● **SET PROBLEM**
Search the listing below for the string "React" and show each line that contains it.

ITEMS start

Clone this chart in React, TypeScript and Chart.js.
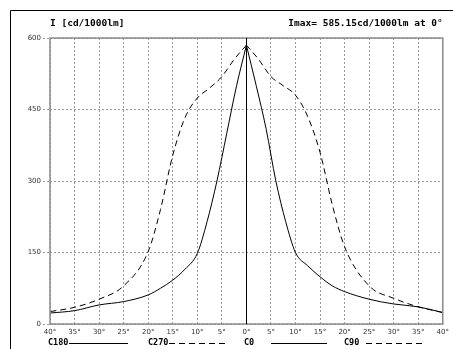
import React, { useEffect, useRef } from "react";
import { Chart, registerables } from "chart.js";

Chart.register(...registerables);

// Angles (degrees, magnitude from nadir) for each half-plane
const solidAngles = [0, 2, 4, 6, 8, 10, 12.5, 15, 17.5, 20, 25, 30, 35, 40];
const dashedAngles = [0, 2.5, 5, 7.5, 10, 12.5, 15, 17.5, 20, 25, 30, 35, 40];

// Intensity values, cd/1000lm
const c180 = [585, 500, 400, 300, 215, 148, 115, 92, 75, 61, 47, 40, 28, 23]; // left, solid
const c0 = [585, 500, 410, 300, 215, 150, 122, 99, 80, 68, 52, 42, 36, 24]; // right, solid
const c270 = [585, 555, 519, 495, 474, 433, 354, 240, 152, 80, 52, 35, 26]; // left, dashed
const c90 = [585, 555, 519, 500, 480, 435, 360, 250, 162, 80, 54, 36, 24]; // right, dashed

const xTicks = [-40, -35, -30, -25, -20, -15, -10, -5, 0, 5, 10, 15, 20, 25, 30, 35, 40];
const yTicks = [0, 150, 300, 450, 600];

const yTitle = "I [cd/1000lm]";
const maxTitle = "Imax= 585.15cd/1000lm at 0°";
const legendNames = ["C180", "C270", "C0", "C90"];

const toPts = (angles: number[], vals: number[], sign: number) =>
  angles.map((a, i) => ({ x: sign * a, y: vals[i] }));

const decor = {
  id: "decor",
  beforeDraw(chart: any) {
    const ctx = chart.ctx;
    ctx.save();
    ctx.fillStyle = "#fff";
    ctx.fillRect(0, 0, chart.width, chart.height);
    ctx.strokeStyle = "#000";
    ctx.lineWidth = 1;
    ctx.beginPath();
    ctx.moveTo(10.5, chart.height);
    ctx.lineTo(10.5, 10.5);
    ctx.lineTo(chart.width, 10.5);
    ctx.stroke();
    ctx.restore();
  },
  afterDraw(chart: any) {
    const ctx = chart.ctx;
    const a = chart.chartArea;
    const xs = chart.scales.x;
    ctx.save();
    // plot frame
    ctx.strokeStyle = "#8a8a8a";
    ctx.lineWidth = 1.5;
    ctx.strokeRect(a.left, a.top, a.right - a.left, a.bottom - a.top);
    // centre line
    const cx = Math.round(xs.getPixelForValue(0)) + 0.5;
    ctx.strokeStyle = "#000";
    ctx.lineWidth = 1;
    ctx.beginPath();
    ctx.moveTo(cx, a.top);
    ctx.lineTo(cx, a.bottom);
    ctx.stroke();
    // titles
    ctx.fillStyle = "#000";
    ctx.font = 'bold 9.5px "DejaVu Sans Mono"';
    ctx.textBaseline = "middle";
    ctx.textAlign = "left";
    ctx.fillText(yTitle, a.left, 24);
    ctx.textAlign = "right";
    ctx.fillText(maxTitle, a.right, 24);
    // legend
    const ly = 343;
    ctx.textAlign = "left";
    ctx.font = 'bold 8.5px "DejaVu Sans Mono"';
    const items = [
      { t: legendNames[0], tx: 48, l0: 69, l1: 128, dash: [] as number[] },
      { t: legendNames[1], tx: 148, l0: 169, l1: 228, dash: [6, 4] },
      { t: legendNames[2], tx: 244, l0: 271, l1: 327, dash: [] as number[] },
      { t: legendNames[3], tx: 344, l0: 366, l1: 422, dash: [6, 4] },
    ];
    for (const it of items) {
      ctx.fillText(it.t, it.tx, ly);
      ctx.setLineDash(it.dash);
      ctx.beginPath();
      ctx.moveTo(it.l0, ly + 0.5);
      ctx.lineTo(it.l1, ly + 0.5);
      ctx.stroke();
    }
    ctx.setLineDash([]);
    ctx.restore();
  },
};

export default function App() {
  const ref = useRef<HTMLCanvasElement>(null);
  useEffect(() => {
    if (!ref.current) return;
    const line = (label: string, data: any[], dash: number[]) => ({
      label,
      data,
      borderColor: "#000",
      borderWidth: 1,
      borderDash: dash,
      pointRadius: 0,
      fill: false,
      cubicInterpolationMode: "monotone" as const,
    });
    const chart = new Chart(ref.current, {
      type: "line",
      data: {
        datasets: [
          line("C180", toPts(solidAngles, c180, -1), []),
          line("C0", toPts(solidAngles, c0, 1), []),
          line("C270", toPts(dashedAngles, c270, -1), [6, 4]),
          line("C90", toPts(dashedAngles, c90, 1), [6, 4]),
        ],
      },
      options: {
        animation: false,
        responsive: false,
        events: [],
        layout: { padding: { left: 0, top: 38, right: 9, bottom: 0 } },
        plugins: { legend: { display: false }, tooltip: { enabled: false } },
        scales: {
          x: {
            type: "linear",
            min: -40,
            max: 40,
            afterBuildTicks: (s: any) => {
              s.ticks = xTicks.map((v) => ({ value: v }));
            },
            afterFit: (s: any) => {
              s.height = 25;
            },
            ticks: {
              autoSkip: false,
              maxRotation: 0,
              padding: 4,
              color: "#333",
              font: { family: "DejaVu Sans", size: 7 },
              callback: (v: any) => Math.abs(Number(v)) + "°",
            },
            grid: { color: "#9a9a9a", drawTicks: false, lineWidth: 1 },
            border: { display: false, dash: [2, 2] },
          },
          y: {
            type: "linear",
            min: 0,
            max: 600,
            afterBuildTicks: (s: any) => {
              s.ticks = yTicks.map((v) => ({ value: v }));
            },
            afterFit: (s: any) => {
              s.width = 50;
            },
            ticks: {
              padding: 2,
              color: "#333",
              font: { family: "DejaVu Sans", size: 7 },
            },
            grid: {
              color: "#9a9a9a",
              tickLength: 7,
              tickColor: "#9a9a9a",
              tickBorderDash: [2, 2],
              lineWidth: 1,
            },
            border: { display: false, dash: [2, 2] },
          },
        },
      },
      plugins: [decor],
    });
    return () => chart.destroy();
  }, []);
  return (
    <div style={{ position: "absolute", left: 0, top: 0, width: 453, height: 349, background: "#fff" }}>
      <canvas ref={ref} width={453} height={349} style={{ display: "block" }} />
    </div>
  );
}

ITEMS end
ITEMS start

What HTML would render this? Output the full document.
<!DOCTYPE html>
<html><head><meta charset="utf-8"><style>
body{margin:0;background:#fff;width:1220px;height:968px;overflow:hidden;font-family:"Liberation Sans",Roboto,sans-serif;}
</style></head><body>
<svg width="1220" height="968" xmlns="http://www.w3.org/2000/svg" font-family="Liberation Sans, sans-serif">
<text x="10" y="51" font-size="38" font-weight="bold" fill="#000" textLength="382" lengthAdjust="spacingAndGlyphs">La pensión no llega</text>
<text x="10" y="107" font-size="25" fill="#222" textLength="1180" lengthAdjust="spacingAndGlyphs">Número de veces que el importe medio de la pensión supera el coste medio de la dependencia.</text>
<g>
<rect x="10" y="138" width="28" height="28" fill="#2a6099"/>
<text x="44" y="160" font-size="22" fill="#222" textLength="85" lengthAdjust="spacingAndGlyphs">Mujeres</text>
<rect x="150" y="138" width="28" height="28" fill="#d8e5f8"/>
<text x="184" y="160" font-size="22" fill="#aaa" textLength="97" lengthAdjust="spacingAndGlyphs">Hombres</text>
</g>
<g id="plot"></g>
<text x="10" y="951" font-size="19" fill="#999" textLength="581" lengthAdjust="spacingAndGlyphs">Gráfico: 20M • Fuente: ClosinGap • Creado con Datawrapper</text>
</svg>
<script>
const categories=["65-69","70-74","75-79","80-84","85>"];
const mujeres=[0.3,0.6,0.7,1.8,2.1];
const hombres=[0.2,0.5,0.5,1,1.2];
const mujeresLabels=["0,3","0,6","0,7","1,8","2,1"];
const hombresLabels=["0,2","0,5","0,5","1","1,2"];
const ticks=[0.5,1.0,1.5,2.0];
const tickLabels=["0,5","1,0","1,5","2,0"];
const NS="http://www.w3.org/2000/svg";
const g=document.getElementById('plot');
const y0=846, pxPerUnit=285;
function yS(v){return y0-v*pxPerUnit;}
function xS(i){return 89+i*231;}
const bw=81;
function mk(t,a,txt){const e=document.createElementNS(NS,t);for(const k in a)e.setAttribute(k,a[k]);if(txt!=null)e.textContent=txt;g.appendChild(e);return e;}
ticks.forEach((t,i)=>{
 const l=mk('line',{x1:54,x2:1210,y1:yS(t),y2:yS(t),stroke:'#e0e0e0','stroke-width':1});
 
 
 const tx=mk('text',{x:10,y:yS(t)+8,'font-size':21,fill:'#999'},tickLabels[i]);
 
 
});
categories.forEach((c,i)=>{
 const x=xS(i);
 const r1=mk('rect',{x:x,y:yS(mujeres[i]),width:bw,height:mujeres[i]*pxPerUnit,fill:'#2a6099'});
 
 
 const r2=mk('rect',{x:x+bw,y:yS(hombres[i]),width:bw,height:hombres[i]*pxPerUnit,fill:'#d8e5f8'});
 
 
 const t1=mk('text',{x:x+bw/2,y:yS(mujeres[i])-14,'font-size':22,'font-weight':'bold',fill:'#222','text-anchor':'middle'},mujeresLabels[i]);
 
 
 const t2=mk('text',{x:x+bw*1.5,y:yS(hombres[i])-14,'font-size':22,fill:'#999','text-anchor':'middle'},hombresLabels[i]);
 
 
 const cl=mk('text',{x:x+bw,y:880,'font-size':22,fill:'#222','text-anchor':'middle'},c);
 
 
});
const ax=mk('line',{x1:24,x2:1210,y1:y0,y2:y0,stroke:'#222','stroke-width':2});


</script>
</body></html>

ITEMS end

● **OUTPUT FOR THIS EXERCISE**
Clone this chart in React, TypeScript and Chart.js.
import React, { useEffect, useRef } from "react";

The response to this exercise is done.